Please don't misunderstand me. I have a lot of respect for IRL boss Tony George and his plan to make big-time racing affordable to smaller teams who don't have access to the multi-millions that large corporate sponsors throw at that elusive and fickle emotion known as spectator loyalty. In restricting the acceptable cars to two types of engines derived from production line 4.0 liter powerplants and excluding turbochargers, he has gone to bat for the little (relatively speaking) guy. He has made it possible for that all-American favorite, the underdog, working with a volunteer crew and living on beans, to overcome adversities and win "the big one." Jim Guthrie played out that Hollywood scenario when he took the checkered flag at Phoenix.

But the toll on equipment was pretty high in the Arizona sun. Fourteen of the Olds Aurora and Nissan Infiniti twin-cam, 32-valve V8s broke during the race week, eight of them during the race itself. And we can't blame the problems on the engine designers and builders. They had a little more than a year to get the engines off of the drawing boards and into the engine compartments. The folks at Nissan were so rushed that they weren't able to supply enough units to satisfy their customer's needs at Walt Disney World. The attrition rate there was also high and only half the field finished the race.

I often hear the Aurora and Infiniti V8s referred to as "stock-block" engines and that too makes me nervous, since I'm a bit on the superstitious side. The use of "stock-block" passenger car engines at Indy enjoyed a vogue during the Depression Days of the '30s and the results were not great. At that time, they were instrumental in filling up the field when it was feared that the economy wouldn't support full fields of "pure" race cars. It was a stop-gap measure.

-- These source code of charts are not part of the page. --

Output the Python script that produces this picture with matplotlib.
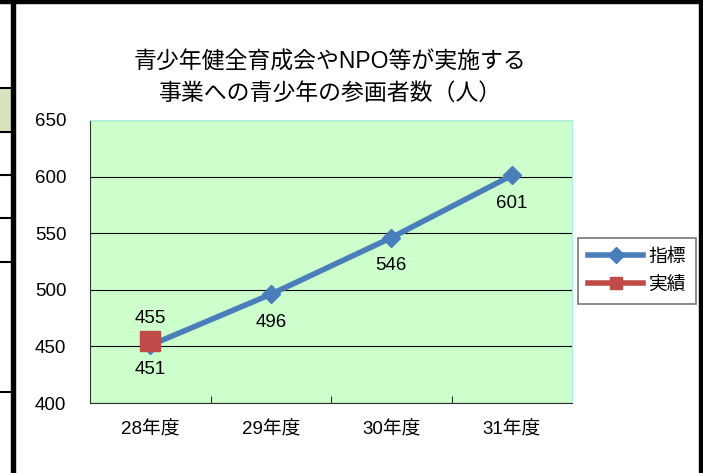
import matplotlib
matplotlib.use("Agg")
import matplotlib.pyplot as plt
from matplotlib.patches import Rectangle
from matplotlib.lines import Line2D

FONT = ['Liberation Sans', 'Noto Sans CJK JP', 'DejaVu Sans']
plt.rcParams['font.family'] = FONT

categories = ["28年度", "29年度", "30年度", "31年度"]
target = [451, 496, 546, 601]      # 指標
actual = [455]                     # 実績 (28年度のみ)
title = "青少年健全育成会やNPO等が実施する\n事業への青少年の参画者数（人）"

W, H = 703, 473
fig = plt.figure(figsize=(W / 100, H / 100), dpi=100)
fig.patch.set_facecolor("white")

def fx(x): return x / W
def fy(y): return 1 - y / H

# 周囲の枠（スクリーンショットの縁）
fig.patches.append(Rectangle((0, fy(3)), 1, 3 / H, transform=fig.transFigure, color="black", zorder=5))
fig.patches.append(Rectangle((fx(11), 0), 4 / W, 1, transform=fig.transFigure, color="black", zorder=5))
fig.patches.append(Rectangle((fx(699), 0), 4 / W, 1, transform=fig.transFigure, color="black", zorder=5))
fig.patches.append(Rectangle((0, fy(132)), 11 / W, 44 / H, transform=fig.transFigure,
                             facecolor="#d8e4bc", edgecolor="none", zorder=4))
for yy in [88, 132, 175, 218, 262, 392]:
    fig.lines.append(Line2D([0, fx(11)], [fy(yy), fy(yy)], transform=fig.transFigure,
                            color="black", lw=1.5, zorder=5))

ax = fig.add_axes([fx(90), fy(403), fx(572) - fx(90), (403 - 120) / H])
ax.set_facecolor("#ccffcc")
x = list(range(len(categories)))

ax.plot(x, target, color="#4a7ebb", lw=4, marker="D", ms=9, label="指標", zorder=3)
ax.plot(x[:len(actual)], actual, color="#be4b48", lw=4, marker="s", ms=14, label="実績", zorder=4)

for xi, v in zip(x, target):
    off = -11 if xi < len(actual) else -14
    ax.annotate(f"{v}", (xi, v), xytext=(0, off), textcoords="offset points",
                ha="center", va="top", fontsize=13.5)
for xi, v in zip(x, actual):
    ax.annotate(f"{v}", (xi, v), xytext=(0, 10), textcoords="offset points",
                ha="center", va="bottom", fontsize=13.5)

ax.set_xlim(-0.5, len(categories) - 0.5)
ax.set_ylim(400, 650)
ax.set_yticks(range(400, 651, 50))
ax.set_xticks(x)
ax.set_xticklabels(categories, fontsize=13.5)
ax.set_xticks([i - 0.5 for i in range(len(categories) + 1)], minor=True)
ax.tick_params(axis="x", which="major", length=0, pad=13)
ax.tick_params(axis="x", which="minor", length=5, direction="in")
ax.tick_params(axis="y", length=0, labelsize=13.5, pad=17)
ax.yaxis.grid(True, color="black", lw=0.8)
ax.set_axisbelow(True)
ax.spines["left"].set_color("#333333")
ax.spines["bottom"].set_color("#333333")
ax.spines["top"].set_color("#aaeeee")
ax.spines["right"].set_color("#aaeeee")

fig.text(fx(330), fy(78), title, ha="center", va="center", fontsize=16.5, linespacing=1.45)

leg = ax.legend(loc="upper left", bbox_to_anchor=(fx(578), fy(238)), bbox_transform=fig.transFigure,
                borderaxespad=0, frameon=True, fancybox=False, edgecolor="#555555", fontsize=13.5,
                handlelength=2.9, borderpad=0.55, labelspacing=0.6, handletextpad=0.3)
leg.get_frame().set_linewidth(1.2)
for h in leg.legend_handles:
    h.set_markersize(8)

fig.savefig("out.png", dpi=100)
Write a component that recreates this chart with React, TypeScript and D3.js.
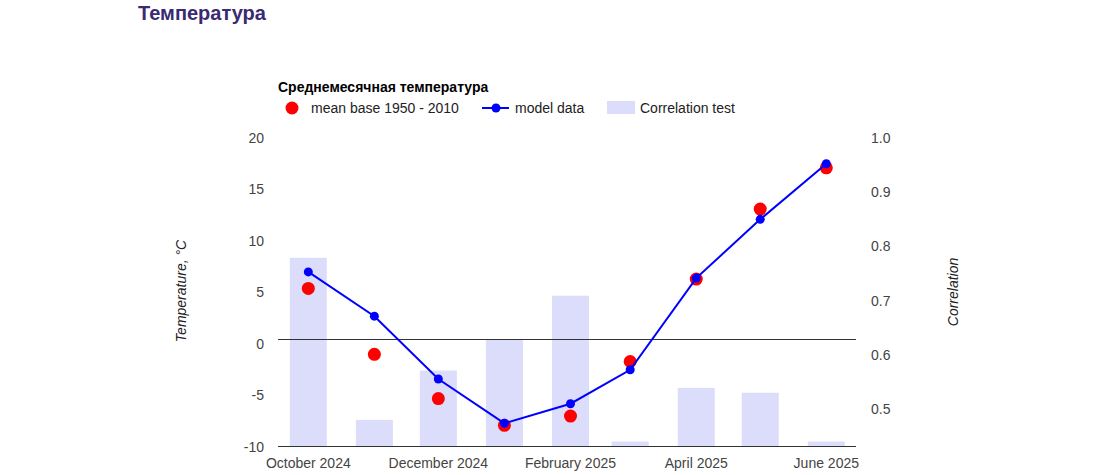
import React from "react";
import * as d3 from "d3";

const months = ["2024-10-01", "2024-11-01", "2024-12-01", "2025-01-01", "2025-02-01", "2025-03-01", "2025-04-01", "2025-05-01", "2025-06-01"];
const tickMonths = ["2024-10-01", "2024-12-01", "2025-02-01", "2025-04-01", "2025-06-01"];
const meanBase = [5.4, -1.0, -5.3, -7.9, -7.0, -1.7, 6.3, 13.1, 17.1];
const modelData = [7.0, 2.7, -3.4, -7.7, -5.8, -2.5, 6.4, 12.1, 17.5];
const correlation = [0.779, 0.48, 0.571, 0.629, 0.709, 0.44, 0.539, 0.53, 0.44];
const tempTicks = [20, 15, 10, 5, 0, -5, -10];
const corrTicks = [1.0, 0.9, 0.8, 0.7, 0.6, 0.5];

const FONT = "Arial, 'Liberation Sans', sans-serif";
const parse = d3.utcParse("%Y-%m-%d");
const fmt = d3.utcFormat("%B %Y");

export default function App() {
  const W = 1118, H = 475;
  const dates = months.map((m) => parse(m)!);
  const x = d3.scaleUtc().domain([dates[0], dates[dates.length - 1]]).range([308.3, 826.3]);
  const yT = d3.scaleLinear().domain([-10, 20]).range([447, 138]);
  const yC = d3.scaleLinear().domain([1.0, 0.5]).range([138, 409]);
  const bottom = 446;
  const barW = 37;
  const line = d3.line<number>().x((_, i) => x(dates[i])).y((d) => yT(d));

  return (
    <svg width={W} height={H} style={{ position: "absolute", left: 0, top: 0, fontFamily: FONT }}>
      <rect width={W} height={H} fill="#fff" />
      <text x={138} y={20} fontSize={20} fontWeight="bold" fill="#3a2a72">Температура</text>

      {/* legend */}
      <text x={278} y={92} fontSize={14} fontWeight="bold" fill="#000">Среднемесячная температура</text>
      <circle cx={292} cy={108} r={6.5} fill="#ff0000" />
      <text x={311} y={113} fontSize={14} fill="#222">mean base 1950 - 2010</text>
      <line x1={482} x2={509} y1={108} y2={108} stroke="#0000ff" strokeWidth={2} />
      <circle cx={496} cy={108} r={4.5} fill="#0000ff" />
      <text x={515} y={113} fontSize={14} fill="#222">model data</text>
      <rect x={607} y={101} width={28} height={13} fill="#dcdcfb" />
      <text x={640} y={113} fontSize={14} fill="#222">Correlation test</text>

      {/* bars */}
      {correlation.map((c, i) => (
        <rect key={months[i]} x={x(dates[i]) - barW / 2} y={yC(c)} width={barW} height={bottom - yC(c)} fill="#dcdcfb" />
      ))}

      {/* baselines */}
      <line x1={278} x2={856} y1={339.5} y2={339.5} stroke="#333" strokeWidth={1} />
      <line x1={278} x2={856} y1={bottom + 0.5} y2={bottom + 0.5} stroke="#333" strokeWidth={1} />

      {/* left ticks */}
      {tempTicks.map((t) => (
        <text key={t} x={264} y={yT(t)} dy="0.35em" textAnchor="end" fontSize={14} fill="#444">{t}</text>
      ))}
      {/* right ticks */}
      {corrTicks.map((t) => (
        <text key={t} x={871} y={yC(t)} dy="0.35em" textAnchor="start" fontSize={14} fill="#444">{t.toFixed(1)}</text>
      ))}
      {/* x labels */}
      {tickMonths.map((m) => {
        const d = parse(m)!;
        return (
          <text key={m} x={x(d)} y={468} textAnchor="middle" fontSize={14} fill="#444">{fmt(d)}</text>
        );
      })}

      {/* axis titles */}
      <text transform="translate(186,291) rotate(-90)" textAnchor="middle" fontSize={14} fontStyle="italic" fill="#222">Temperature, °C</text>
      <text transform="translate(958,292) rotate(-90)" textAnchor="middle" fontSize={14} fontStyle="italic" fill="#222">Correlation</text>

      {/* mean base points */}
      {meanBase.map((v, i) => (
        <circle key={"m" + i} cx={x(dates[i])} cy={yT(v)} r={6.5} fill="#ff0000" />
      ))}
      {/* model line */}
      <path d={line(modelData)!} fill="none" stroke="#0000ff" strokeWidth={2} />
      {modelData.map((v, i) => (
        <circle key={"d" + i} cx={x(dates[i])} cy={yT(v)} r={4.5} fill="#0000ff" />
      ))}
    </svg>
  );
}
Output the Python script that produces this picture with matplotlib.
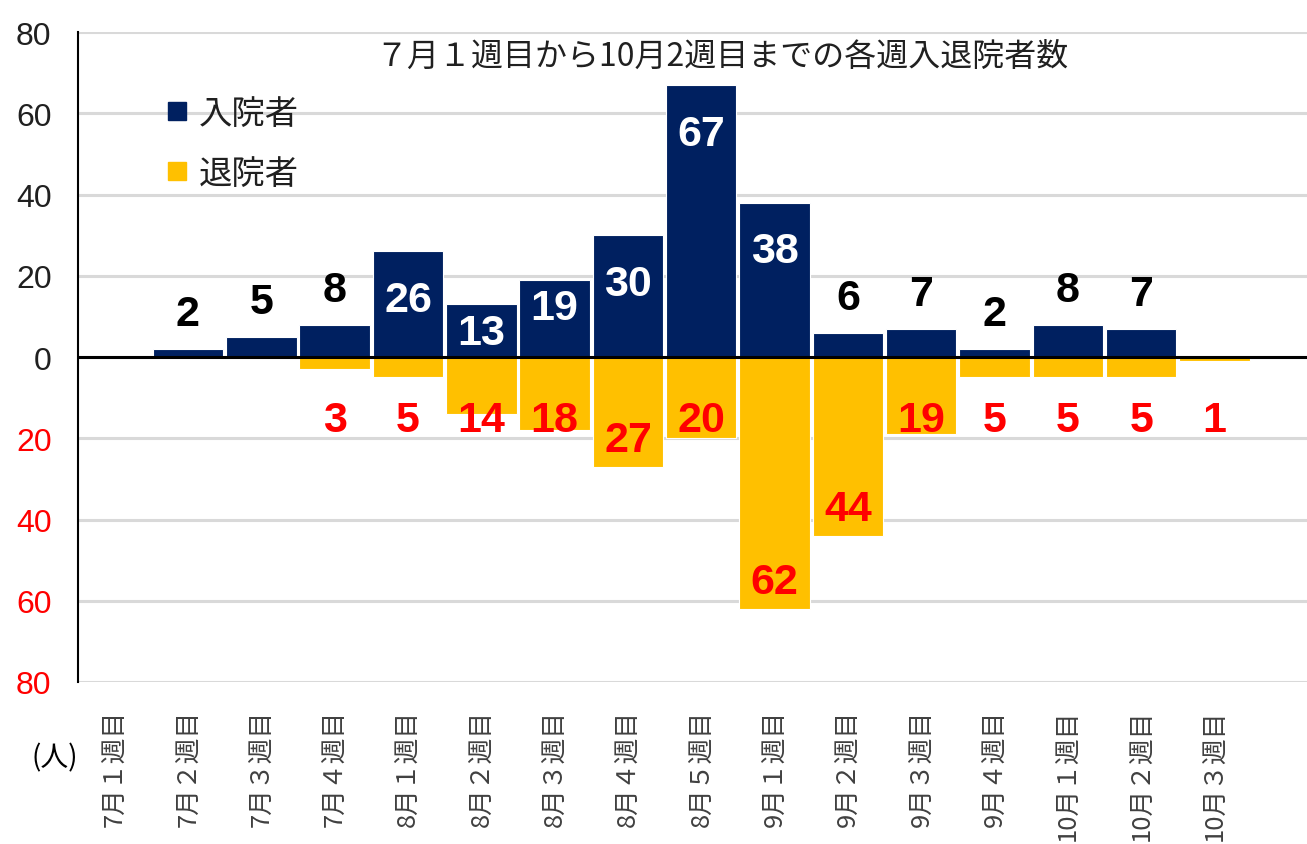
#!/usr/bin/env python3
import numpy as np
import matplotlib.pyplot as plt
from matplotlib.lines import Line2D

# Excel-like colors
NAVY = '#002060'
GOLD = '#FFC000'
RED = '#FF0000'
GRID = '#D9D9D9'

JP = ['Noto Sans CJK JP', 'DejaVu Sans']
NUM = ['Liberation Sans', 'DejaVu Sans']

# Data
weeks = ['7月１週目', '7月２週目', '7月３週目', '7月４週目',
         '8月１週目', '8月２週目', '8月３週目', '8月４週目', '8月５週目',
         '9月１週目', '9月２週目', '9月３週目', '9月４週目',
         '10月１週目', '10月２週目', '10月３週目']
admitted = [0, 2, 5, 8, 26, 13, 19, 30, 67, 38, 6, 7, 2, 8, 7, 0]
discharged = [0, 0, 0, 3, 5, 14, 18, 27, 20, 62, 44, 19, 5, 5, 5, 1]
yticks = [80, 60, 40, 20, 0, -20, -40, -60, -80]

W, H = 1307, 845
fig = plt.figure(figsize=(W / 100, H / 100), dpi=100)
ax = fig.add_axes([78 / W, 1 - 683 / H, (W - 78) / W, (683 - 33) / H])

x = np.arange(len(weeks))
adm = np.array(admitted)
dis = np.array(discharged)

ax.bar(x, adm, 0.96, color=NAVY, edgecolor='white', linewidth=0.8, zorder=3)
ax.bar(x, -dis, 0.96, color=GOLD, edgecolor='white', linewidth=0.8, zorder=3)

# Axes settings
ax.set_xlim(-0.5, 16.26)
ax.set_ylim(-80, 80)
ax.set_yticks(yticks)
ax.set_yticklabels([str(abs(v)) for v in yticks], family=NUM, fontsize=23)
for lab, v in zip(ax.get_yticklabels(), yticks):
    lab.set_color(RED if v < 0 else '#202020')
ax.tick_params(axis='y', length=0, pad=19)
ax.set_xticks(x)
ax.set_xticklabels(weeks, rotation=90, family=JP, fontsize=18.5, color='#404040',
                   ha='center', va='top')
ax.tick_params(axis='x', length=0, pad=19)

for s in ['top', 'right', 'bottom']:
    ax.spines[s].set_visible(False)
ax.spines['left'].set_color('black')
ax.spines['left'].set_linewidth(1.5)
ax.spines['left'].set_zorder(5)
ax.yaxis.grid(True, color=GRID, linewidth=2.2, zorder=0)
ax.set_axisbelow(True)
ax.axhline(0, color='black', linewidth=2.2, zorder=4)

# Data labels
lab_kw = dict(ha='center', va='center', family=NUM, fontsize=31,
              fontweight='bold', zorder=6)
for xi, v in zip(x, adm):
    if v == 0:
        continue
    if v < 10:
        ax.text(xi, v + 8.5, str(v), color='black', **lab_kw)
    else:
        yy = v - 12 if v >= 20 else v - 7
        ax.text(xi, yy, str(v), color='white', **lab_kw)
for xi, v in zip(x, dis):
    if v == 0:
        continue
    ax.text(xi, -max(v - 6.5, 15.5), str(v), color=RED, **lab_kw)

# Title inside the plot
fig.text(722 / W, 1 - 57 / H, '７月１週目から10月2週目までの各週入退院者数',
         ha='center', va='center', family=JP, fontsize=23, color='#202020')

# Legend
handles = [Line2D([], [], ls='none', marker='s', markersize=12.5, color=NAVY),
           Line2D([], [], ls='none', marker='s', markersize=12.5, color=GOLD)]
ax.legend(handles, ['入院者', '退院者'], loc='upper left',
          bbox_to_anchor=(150 / W, 1 - 80 / H), bbox_transform=fig.transFigure,
          frameon=False, prop={'family': JP, 'size': 24}, handlelength=0.6,
          handletextpad=0.35, labelspacing=0.75, borderpad=0, labelcolor='#202020')

fig.text(55 / W, 1 - 758 / H, '(人)', ha='center', va='center', family=JP,
         fontsize=20, color='black')

fig.savefig('out.png', dpi=100)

But the new IRL field at the 1997 Indianapolis 500 won't have the luxury of filling the field with spear-carriers. They're the whole show and if 33 cars do make the grid in May, a third of them will have never turned a wheel in competition, since there are no IRL races between now and May 25th. Tony George seems adamant about not vitiating the field with cars other than those built to the new IRL specifications.

The "spec" cars themselves are new too, being produced by G Force of England (a company that has made race car components for many years but never completed rolling chassis) and Dallara of Italy which has made a reputation building championship-winning international Formula 3 cars. Riley & Scott are now delivering their own IRL car, the Mark V, and while they have had lots of success in World Sports Car racing, their single-seaters will enter the 500 unproven in competition.

Thirty years ago, the so-called "rear engine invasion" took place as British-built rear-engined cars started a trend that changed the course of Indy history. The day of the front-engined Indy Roadster was ending and in a few years, they were gone. But it was a gradual thing and the remaining dinosaurs filled out the field for a while. The IRL formula won't have that luxury and it's now on its own.

I hope that those spectators and enthusiasts who live for the Indianapolis 500 aren't in for a disappointment.